Chicago Mayor's Staff Talks Possible Property Tax Increase

Mayor Lori Lightfoot’s budget staff discussed with city aldermen plans for a graduated real estate transfer tax that charges more for more expensive property sales and the mayor’s plan to hike downtown parking meter rates.

(TNS) — Mayor Lori Lightfoot’s budget team started defending her 2020 spending plan on Monday against aldermen worried they’ll eventually be called on to raise property taxes if the mayor doesn’t get the financial help she needs from Springfield.

Days after Lightfoot delivered a budget address in which she called for hardly any property tax increase in a package that tries to close an $838 million hole, city Chief Financial Officer Jennie Huang Bennett and Budget Director Susie Park kicked off hearings on the plan in front of aldermen who wondered whether that prognosis was too good to be true.

Lightfoot is counting on $50 million in 2020 via a graduated real estate transfer tax that charges more for more expensive property sales, a change she wants state lawmakers to approve this fall in their veto session. The mayor also wants legislators to rework the tax structure for the Chicago casino license, though no gambling revenue is counted on next year.

“This week we’re heading into veto session,” West Side Ald. Emma Mitts, 37th, said. “And if you can tell me, if we don’t get that $50 million, where are we going to look to get those dollars from? Do you have any idea?”

Park said they feel good about their chances. “We continue to have productive conversations with our partners in Springfield, with various legislative leaders as well as the governor’s office,” Park said. “And we feel optimistic about our ability to secure those new revenue sources for our budget and the out years.”
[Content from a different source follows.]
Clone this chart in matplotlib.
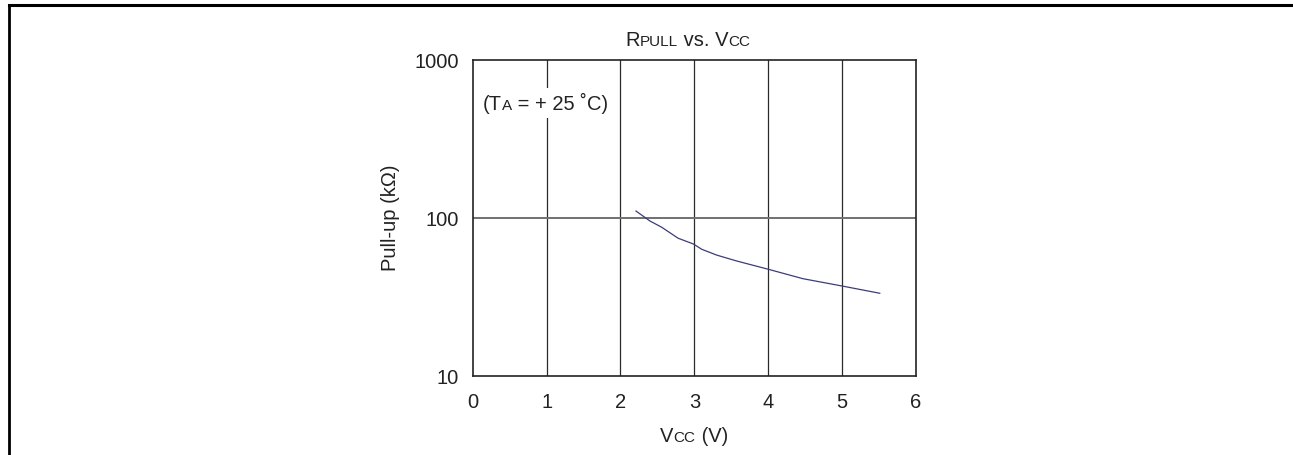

North Side Ald. James Cappleman, 46th, later pressed more explicitly on whether more property taxes might be in the offing given the questions that remain in the budget plan.

“The mayor indicated during her address that she didn’t fill the budget deficit with a large property tax increase, that she wasn’t going to do that. But the understanding is she’s going to Springfield to secure some legislation to hopefully avoid a property tax increase. Should a property tax increase be necessary, what’s the outside amount that taxpayers could expect if those efforts in Springfield fail?”

Park hewed to the hope for success downstate, while acknowledging they might have to turn to property taxes if things don’t work out in the Capitol. Those estimates extend beyond 2020 as the administration counts on casino revenue and real estate transfer tax money in succeeding years, she said.

“Like I said, we’re having productive conversations. To the extent that we’re not able to secure a revised tax structure on the casino or the real estate transfer, we haven’t taken any options off the table for the out years," Park said. "We’re going to continue to work to the best extent we can, as we have in the 2020 budget, in order to try to avoid property taxes, but we can’t take any options off the table at this point.”

And Ald. Raymond Lopez, 15th, a frequent mayoral critic, hit the administration for relying on various uncertain revenue streams, among them $163 million in additional reimbursements that the city has requested from the state for the cost of ambulance runs by the Chicago Fire Department. Gov. J.B. Pritzker’s administration has said federal officials still haven’t approved that payment for Medicare and Medicaid services. “This budget should give us all pause,” Lopez said.

City Comptroller Reshma Soni said the city is “confident that amount will come through” on the ambulance costs. “We’re going through the administrative process with them, finalizing everything so we can start getting the reimbursements,” Soni said. “We hope to start getting those reimbursements as early as later this quarter, 2019.”

Officials also put a finer point on Lightfoot’s plan to hike downtown parking meter rates. Rates at meters downtown and in the West Loop would go up 50 cents an hour next year, Park said. In addition, meter rates across the city would go up in future years at a rate tied to inflation, she said. The city is counting on about $7 million in 2020 from the higher parking rates.

©2019 the Chicago Tribune. Distributed by Tribune Content Agency, LLC.